While there are several outstanding answers here, there are a couple of intuitive ideas I would point out that are made rigorous between differential forms, grassman algebras, and other such topics, showing that this can be context dependent. Intuitively, in pre-modern math/physics/classical geometry etc., we can look at a differential as only "mattering" when it is on the order of the system we are working with. For example, if the lowest order form is a 2-form, like $dxdy$, it is the "largest", so upon a double integration, 3 forms (like $dxdydz$) are still being multiplied by an infinitesimal, returning 0. This is nonrigorous and depends on the context (don't take it seriously), however (as in the drawing below) it can be quite elegant.

My favorite (context-dependent) proof that differentials square to zero is from geometry.
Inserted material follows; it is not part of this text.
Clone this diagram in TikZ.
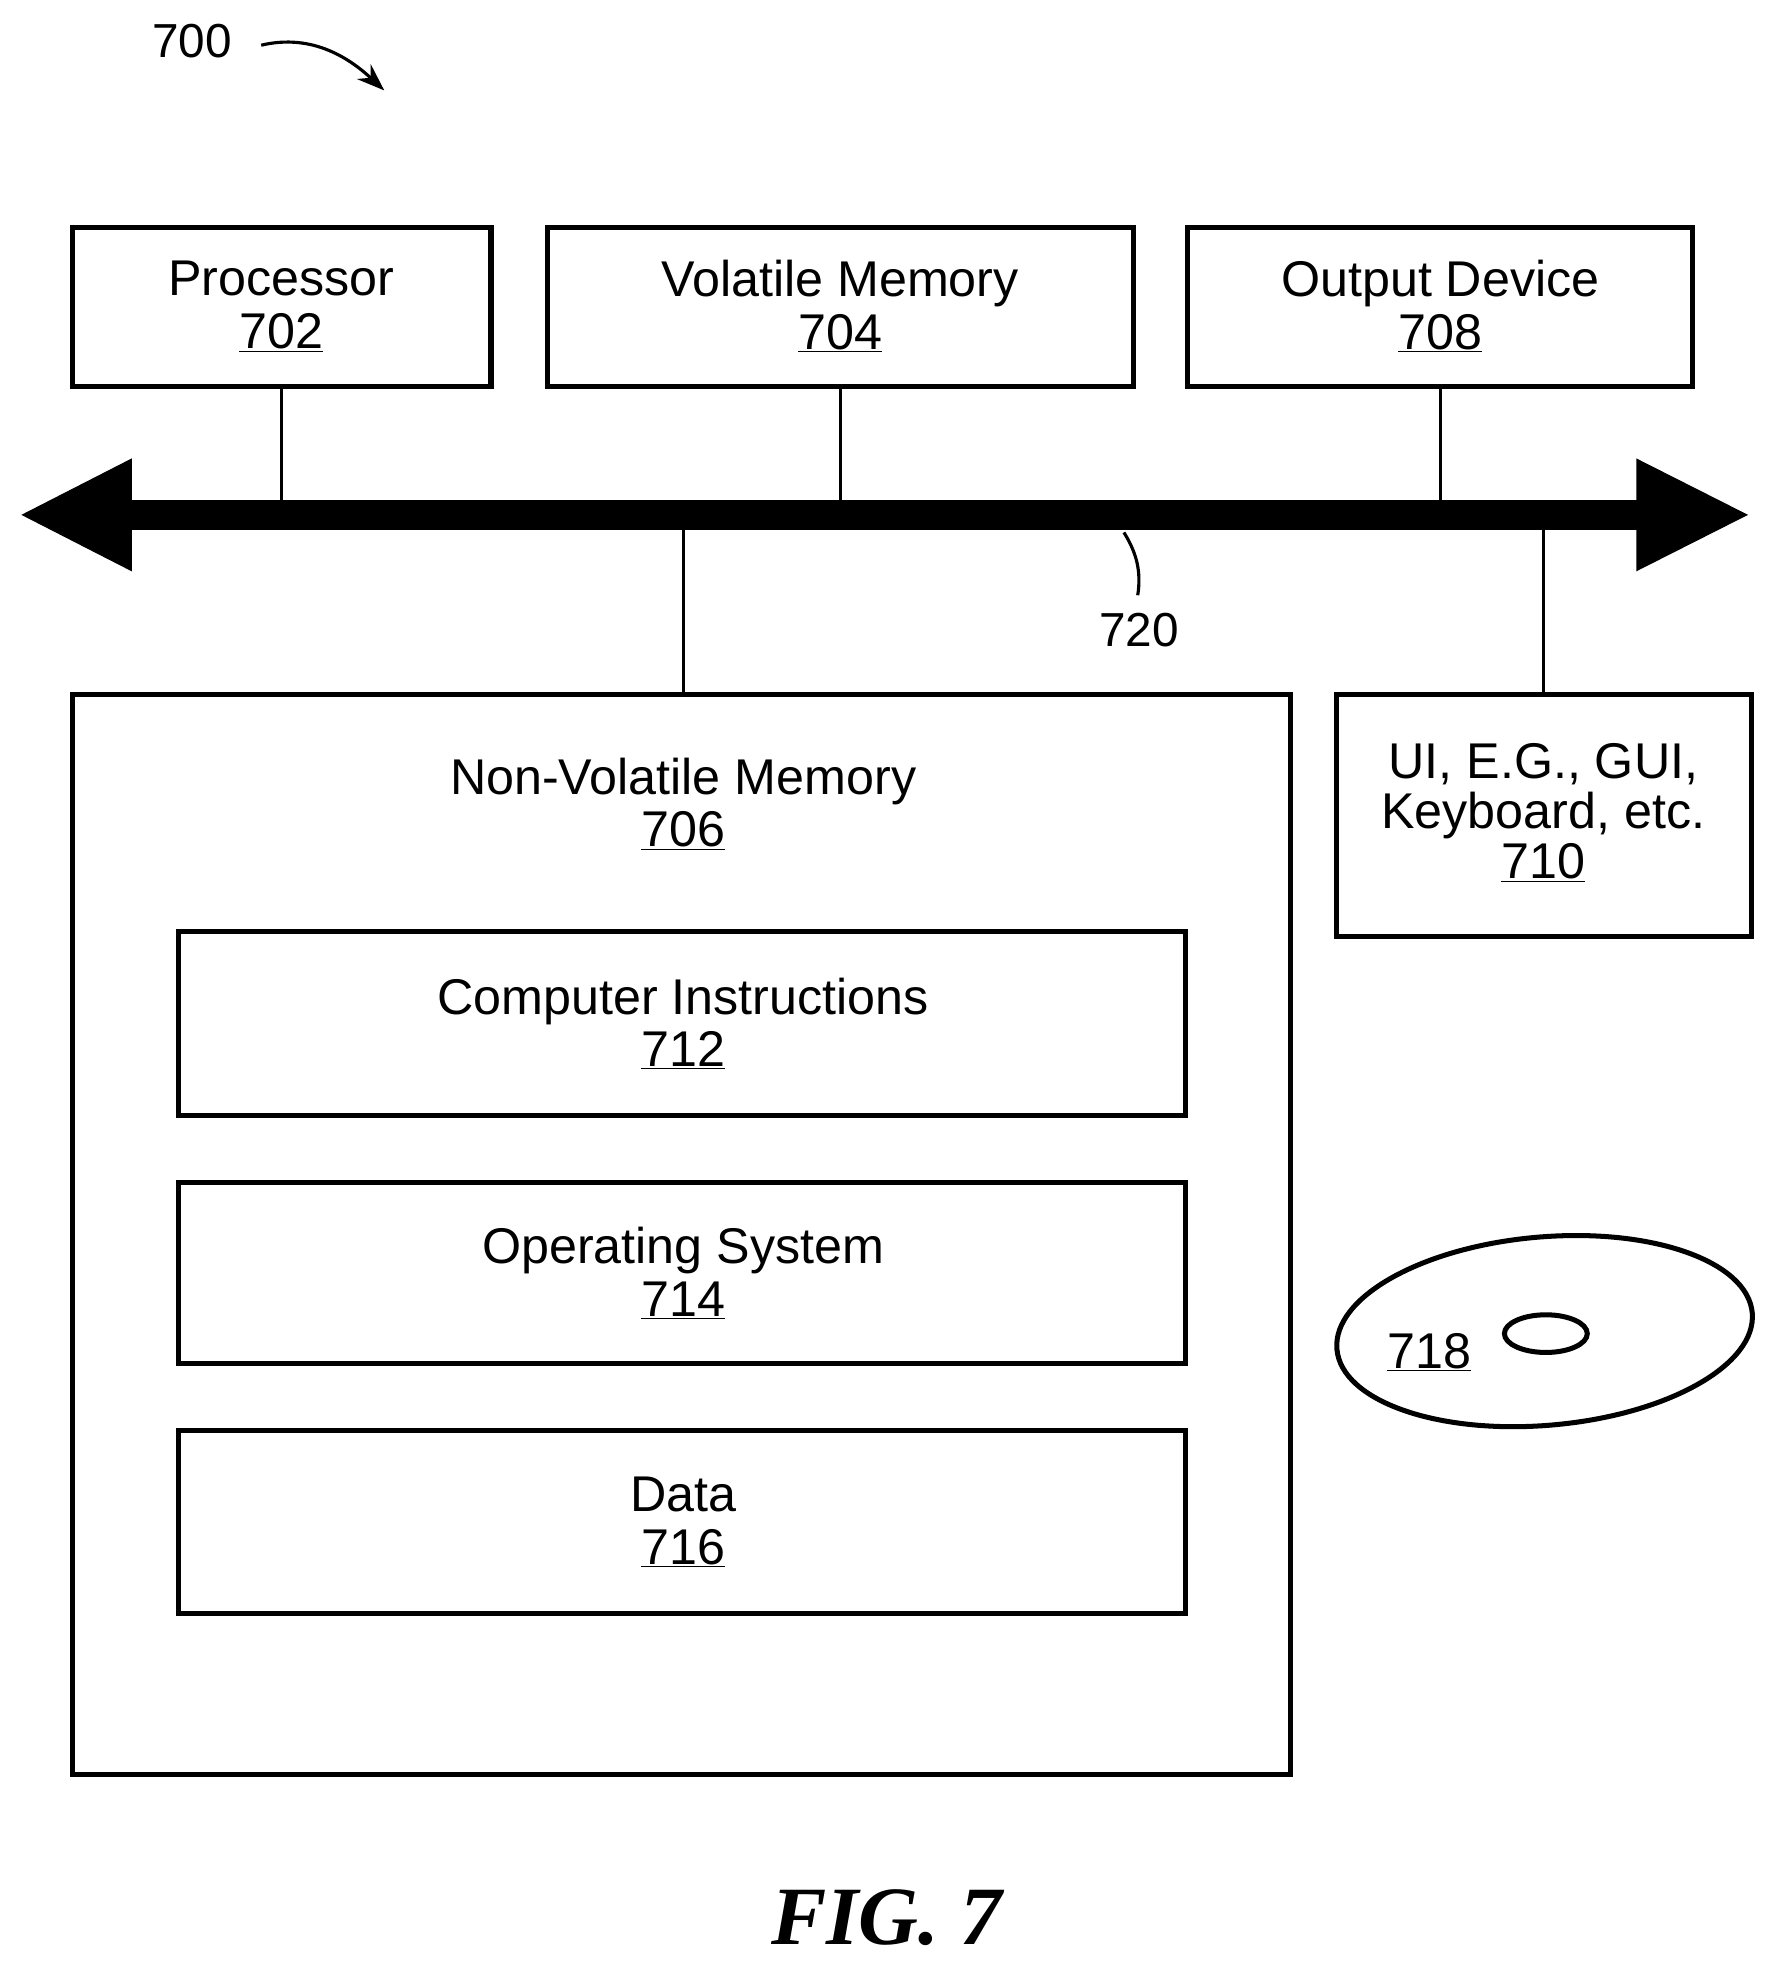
\documentclass[tikz,border=0pt]{standalone}
\usepackage{fontspec}
\setmainfont{Liberation Sans}
\newfontfamily\figfont{Liberation Serif}
\usetikzlibrary{arrows.meta}
\begin{document}
\begin{tikzpicture}[x=1pt,y=-1pt,
  box/.style={draw,line width=4pt,inner sep=0pt},
  lbl/.style={font=\fontsize{40}{48}\selectfont,align=center},
  ln/.style={line width=2.5pt}]
\useasboundingbox (0,0) rectangle (1411,1564);
\fill[white] (0,0) rectangle (1411,1564);
\newcommand{\ul}[1]{\underline{#1}}
% top boxes
\draw[box] (58,181) rectangle (391,308); \coordinate (p) at (224,308);
\node[lbl] (pt) at (224,244) {Processor\\[-6pt]\ul{702}};
\draw[box] (436,181) rectangle (903,308); \coordinate (v) at (669,308);
\node[lbl] (vt) at (669,244) {Volatile Memory\\[-6pt]\ul{704}};
\draw[box] (946,181) rectangle (1348,308); \coordinate (o) at (1147,308);
\node[lbl] (ot) at (1147,244) {Output Device\\[-6pt]\ul{708}};
% bus
\coordinate (bl) at (17,410); \coordinate (br) at (1392,410);
\fill (105,398) rectangle (1305,422);
\fill (17,410) -- (105,365) -- (105,455) -- cycle;
\fill (1392,410) -- (1303,365) -- (1303,455) -- cycle;
\draw[ln] (p) -- (224,400);
\draw[ln] (v) -- (669,400);
\draw[ln] (o) -- (1147,400);
\draw[ln] (544,420) -- (544,553);
\draw[ln] (1229,420) -- (1229,553);
\node[lbl,font=\fontsize{38}{46}\selectfont] (b720) at (907,502) {720};
\draw[ln] (895,424) .. controls (905,440) and (909,455) .. (906,474);
% NVM
\draw[box] (58,553) rectangle (1028,1413);
\node[lbl] (nt) at (544,640) {Non-Volatile Memory\\[-6pt]\ul{706}};
\draw[box] (142,742) rectangle (944,888);
\node[lbl] at (544,815) {Computer Instructions\\[-6pt]\ul{712}};
\draw[box] (142,942) rectangle (944,1086);
\node[lbl] at (544,1014) {Operating System\\[-6pt]\ul{714}};
\draw[box] (142,1139) rectangle (944,1285);
\node[lbl] at (544,1212) {Data\\[-6pt]\ul{716}};
% UI
\draw[box] (1064,553) rectangle (1395,746);
\node[lbl] at (1229,647) {UI, E.G., GUI,\\[-8pt]Keyboard, etc.\\[-8pt]\ul{710}};
% disk
\draw[line width=4pt,rotate around={5:(1230,1060)}] (1230,1060) ellipse [x radius=166,y radius=75];
\draw[line width=4pt] (1231,1062) ellipse [x radius=33,y radius=15];
\node[lbl] at (1138,1077) {\ul{718}};
% 700
\node[lbl,font=\fontsize{38}{46}\selectfont] (t700) at (153,33) {700};
\draw[ln,-{Stealth[length=22pt,width=16pt]}] (208,36) .. controls (250,26) and (280,48) .. (306,72);
\node[font=\figfont\bfseries\itshape\fontsize{66}{70}\selectfont] at (706,1527) {FIG. 7};
\end{tikzpicture}
\end{document}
Take a square, given by the points $(0,0),(0,t),(t,t),(t,0)$. Then the area is $A = t^2$. Taking the differential area, we get

$$ A + dA = A + tdt + tdt + dt^{2} $$ $$ \implies dA = 2tdt + dt^{2} $$

comparing this with the difference quotient, we find that $$ dA = 2tdt $$

But this means that

$$ 2tdt + dt^{2} = 2tdt $$

ergo $dt^{2} = 0$.

enter image description here

It serves to notice that for higher order geometry, the same type of behavior occurs with, for example, the volume of a box: we find that $dV = 3t^{2}dt$, which correspond to the infinitesimals of the faces, while the edges' and the vertices' differentials are of higher order and thus zero.